Written request: Return the material exactly, first line through the line containing "(line3) at (0,-30)", and nothing more. Pictures stay out.

Data:
....................

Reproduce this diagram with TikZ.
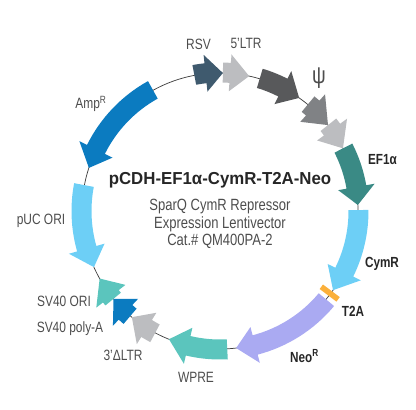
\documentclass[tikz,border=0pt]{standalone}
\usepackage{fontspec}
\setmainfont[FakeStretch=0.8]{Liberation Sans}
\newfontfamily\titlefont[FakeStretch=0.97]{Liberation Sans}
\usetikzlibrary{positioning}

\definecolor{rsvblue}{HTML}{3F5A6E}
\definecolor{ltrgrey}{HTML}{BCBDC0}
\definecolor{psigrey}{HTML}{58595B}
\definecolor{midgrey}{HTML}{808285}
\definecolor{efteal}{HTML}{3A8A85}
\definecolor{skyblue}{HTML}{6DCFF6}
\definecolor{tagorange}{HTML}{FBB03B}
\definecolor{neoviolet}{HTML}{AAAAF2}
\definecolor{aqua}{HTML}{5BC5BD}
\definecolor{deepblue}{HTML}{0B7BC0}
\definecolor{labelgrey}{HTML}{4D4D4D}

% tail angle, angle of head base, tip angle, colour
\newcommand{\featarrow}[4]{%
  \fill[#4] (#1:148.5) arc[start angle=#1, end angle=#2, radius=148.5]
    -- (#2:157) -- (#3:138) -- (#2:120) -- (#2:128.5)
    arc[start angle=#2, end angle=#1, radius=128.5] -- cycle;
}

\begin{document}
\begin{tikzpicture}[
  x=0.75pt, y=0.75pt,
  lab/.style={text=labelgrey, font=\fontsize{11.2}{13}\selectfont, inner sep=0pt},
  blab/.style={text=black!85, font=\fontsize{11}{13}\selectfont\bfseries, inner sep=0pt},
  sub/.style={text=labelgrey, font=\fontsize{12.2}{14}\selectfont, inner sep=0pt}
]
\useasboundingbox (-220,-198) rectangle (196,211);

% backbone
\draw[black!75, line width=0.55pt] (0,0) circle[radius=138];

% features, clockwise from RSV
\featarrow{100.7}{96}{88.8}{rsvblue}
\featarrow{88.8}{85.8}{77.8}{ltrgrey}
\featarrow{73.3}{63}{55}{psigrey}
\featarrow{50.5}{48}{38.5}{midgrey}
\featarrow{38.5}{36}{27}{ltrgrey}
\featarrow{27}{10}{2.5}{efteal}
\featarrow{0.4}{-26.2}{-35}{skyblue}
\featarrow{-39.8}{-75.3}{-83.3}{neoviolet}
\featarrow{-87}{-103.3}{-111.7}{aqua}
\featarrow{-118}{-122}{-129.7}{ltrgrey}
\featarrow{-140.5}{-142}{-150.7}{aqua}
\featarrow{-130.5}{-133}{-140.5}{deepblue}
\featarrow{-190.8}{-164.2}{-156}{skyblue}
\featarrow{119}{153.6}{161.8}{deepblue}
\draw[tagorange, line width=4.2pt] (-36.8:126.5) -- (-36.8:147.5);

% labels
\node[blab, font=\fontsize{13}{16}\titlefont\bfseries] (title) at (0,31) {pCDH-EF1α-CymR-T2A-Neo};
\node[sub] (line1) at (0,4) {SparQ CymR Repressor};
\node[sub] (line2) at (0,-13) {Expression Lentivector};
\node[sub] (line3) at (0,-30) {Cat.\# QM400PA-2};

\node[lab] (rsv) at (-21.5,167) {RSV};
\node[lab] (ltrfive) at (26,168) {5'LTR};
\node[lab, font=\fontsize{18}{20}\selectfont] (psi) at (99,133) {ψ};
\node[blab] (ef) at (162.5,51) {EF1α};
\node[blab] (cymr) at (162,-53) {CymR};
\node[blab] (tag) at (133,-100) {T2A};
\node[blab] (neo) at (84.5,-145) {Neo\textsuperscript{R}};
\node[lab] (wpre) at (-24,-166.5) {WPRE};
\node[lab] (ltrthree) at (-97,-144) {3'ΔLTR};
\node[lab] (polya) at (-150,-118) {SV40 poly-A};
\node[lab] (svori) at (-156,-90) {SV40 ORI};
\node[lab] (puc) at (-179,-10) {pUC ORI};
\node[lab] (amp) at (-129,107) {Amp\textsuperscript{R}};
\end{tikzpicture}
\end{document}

....................

Exercise result:
Reproduce this diagram with TikZ.
\documentclass[tikz,border=0pt]{standalone}
\usepackage{fontspec}
\setmainfont[FakeStretch=0.8]{Liberation Sans}
\newfontfamily\titlefont[FakeStretch=0.97]{Liberation Sans}
\usetikzlibrary{positioning}

\definecolor{rsvblue}{HTML}{3F5A6E}
\definecolor{ltrgrey}{HTML}{BCBDC0}
\definecolor{psigrey}{HTML}{58595B}
\definecolor{midgrey}{HTML}{808285}
\definecolor{efteal}{HTML}{3A8A85}
\definecolor{skyblue}{HTML}{6DCFF6}
\definecolor{tagorange}{HTML}{FBB03B}
\definecolor{neoviolet}{HTML}{AAAAF2}
\definecolor{aqua}{HTML}{5BC5BD}
\definecolor{deepblue}{HTML}{0B7BC0}
\definecolor{labelgrey}{HTML}{4D4D4D}

% tail angle, angle of head base, tip angle, colour
\newcommand{\featarrow}[4]{%
  \fill[#4] (#1:148.5) arc[start angle=#1, end angle=#2, radius=148.5]
    -- (#2:157) -- (#3:138) -- (#2:120) -- (#2:128.5)
    arc[start angle=#2, end angle=#1, radius=128.5] -- cycle;
}

\begin{document}
\begin{tikzpicture}[
  x=0.75pt, y=0.75pt,
  lab/.style={text=labelgrey, font=\fontsize{11.2}{13}\selectfont, inner sep=0pt},
  blab/.style={text=black!85, font=\fontsize{11}{13}\selectfont\bfseries, inner sep=0pt},
  sub/.style={text=labelgrey, font=\fontsize{12.2}{14}\selectfont, inner sep=0pt}
]
\useasboundingbox (-220,-198) rectangle (196,211);

% backbone
\draw[black!75, line width=0.55pt] (0,0) circle[radius=138];

% features, clockwise from RSV
\featarrow{100.7}{96}{88.8}{rsvblue}
\featarrow{88.8}{85.8}{77.8}{ltrgrey}
\featarrow{73.3}{63}{55}{psigrey}
\featarrow{50.5}{48}{38.5}{midgrey}
\featarrow{38.5}{36}{27}{ltrgrey}
\featarrow{27}{10}{2.5}{efteal}
\featarrow{0.4}{-26.2}{-35}{skyblue}
\featarrow{-39.8}{-75.3}{-83.3}{neoviolet}
\featarrow{-87}{-103.3}{-111.7}{aqua}
\featarrow{-118}{-122}{-129.7}{ltrgrey}
\featarrow{-140.5}{-142}{-150.7}{aqua}
\featarrow{-130.5}{-133}{-140.5}{deepblue}
\featarrow{-190.8}{-164.2}{-156}{skyblue}
\featarrow{119}{153.6}{161.8}{deepblue}
\draw[tagorange, line width=4.2pt] (-36.8:126.5) -- (-36.8:147.5);

% labels
\node[blab, font=\fontsize{13}{16}\titlefont\bfseries] (title) at (0,31) {pCDH-EF1α-CymR-T2A-Neo};
\node[sub] (line1) at (0,4) {SparQ CymR Repressor};
\node[sub] (line2) at (0,-13) {Expression Lentivector};
\node[sub] (line3) at (0,-30) {Cat.\# QM400PA-2};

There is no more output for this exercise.